## AIM
Copy out each line of the listing that has the word "Python" in it.

■ ■ ■ ■

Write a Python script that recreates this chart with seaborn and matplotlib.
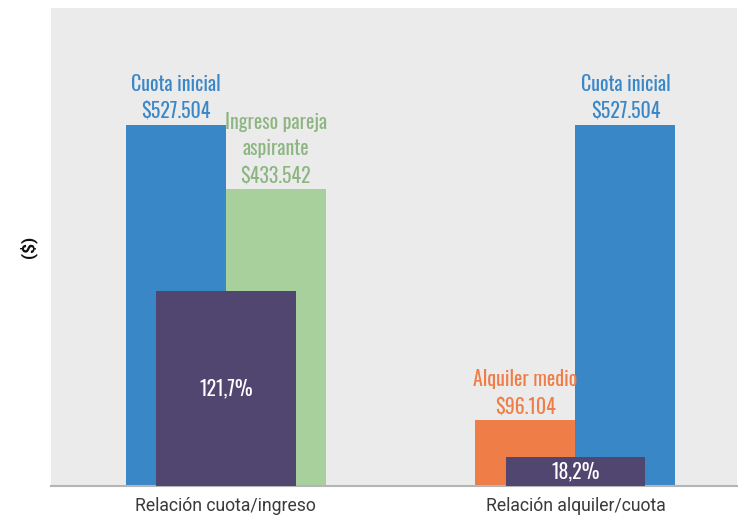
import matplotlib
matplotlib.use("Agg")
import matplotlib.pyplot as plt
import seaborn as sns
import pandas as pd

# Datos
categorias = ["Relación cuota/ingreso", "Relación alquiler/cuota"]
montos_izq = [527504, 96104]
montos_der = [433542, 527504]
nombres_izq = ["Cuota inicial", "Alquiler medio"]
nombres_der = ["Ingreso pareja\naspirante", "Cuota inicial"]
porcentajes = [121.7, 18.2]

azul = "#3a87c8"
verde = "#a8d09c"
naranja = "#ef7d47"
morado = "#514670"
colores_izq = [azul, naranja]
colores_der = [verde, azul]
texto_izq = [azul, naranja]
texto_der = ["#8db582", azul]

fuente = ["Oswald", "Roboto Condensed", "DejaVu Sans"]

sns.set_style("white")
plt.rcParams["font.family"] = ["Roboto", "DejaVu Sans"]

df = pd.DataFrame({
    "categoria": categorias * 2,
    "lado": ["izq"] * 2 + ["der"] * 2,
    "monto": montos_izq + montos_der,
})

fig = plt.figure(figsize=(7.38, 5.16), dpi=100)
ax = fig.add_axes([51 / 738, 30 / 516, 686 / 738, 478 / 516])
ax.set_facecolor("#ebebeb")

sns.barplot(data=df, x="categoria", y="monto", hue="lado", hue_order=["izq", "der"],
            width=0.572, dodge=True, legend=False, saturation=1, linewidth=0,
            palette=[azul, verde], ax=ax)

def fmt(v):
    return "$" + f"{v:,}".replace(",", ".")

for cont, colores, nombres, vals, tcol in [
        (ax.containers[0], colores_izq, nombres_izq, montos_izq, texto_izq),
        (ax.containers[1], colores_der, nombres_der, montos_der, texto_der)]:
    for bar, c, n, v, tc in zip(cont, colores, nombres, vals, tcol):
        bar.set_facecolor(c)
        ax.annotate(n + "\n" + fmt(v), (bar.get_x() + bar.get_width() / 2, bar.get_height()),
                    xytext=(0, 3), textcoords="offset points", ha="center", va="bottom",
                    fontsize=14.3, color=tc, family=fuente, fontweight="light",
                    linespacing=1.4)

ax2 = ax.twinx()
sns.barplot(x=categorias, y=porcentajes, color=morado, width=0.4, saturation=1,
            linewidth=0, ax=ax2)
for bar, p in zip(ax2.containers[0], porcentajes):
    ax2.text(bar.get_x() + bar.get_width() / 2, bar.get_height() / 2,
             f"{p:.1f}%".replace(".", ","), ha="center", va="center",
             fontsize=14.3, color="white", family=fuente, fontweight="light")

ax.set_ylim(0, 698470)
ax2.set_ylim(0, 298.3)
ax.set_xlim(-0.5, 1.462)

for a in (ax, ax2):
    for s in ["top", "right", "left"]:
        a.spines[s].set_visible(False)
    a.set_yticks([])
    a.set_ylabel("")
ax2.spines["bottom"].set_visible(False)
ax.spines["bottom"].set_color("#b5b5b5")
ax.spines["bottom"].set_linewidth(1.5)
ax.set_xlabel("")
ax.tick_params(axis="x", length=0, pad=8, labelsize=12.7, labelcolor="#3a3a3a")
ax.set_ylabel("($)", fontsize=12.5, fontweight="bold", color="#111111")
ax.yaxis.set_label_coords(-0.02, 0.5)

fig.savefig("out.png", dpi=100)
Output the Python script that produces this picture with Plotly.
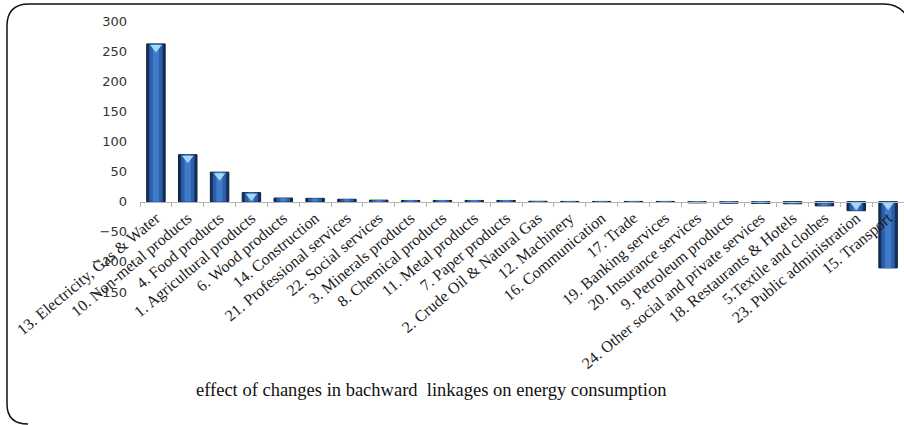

■ ■ ■ ■

## ANSWER FOR THE TASK
Write a Python script that recreates this chart with seaborn and matplotlib.
Output the Python script that produces this picture with Plotly.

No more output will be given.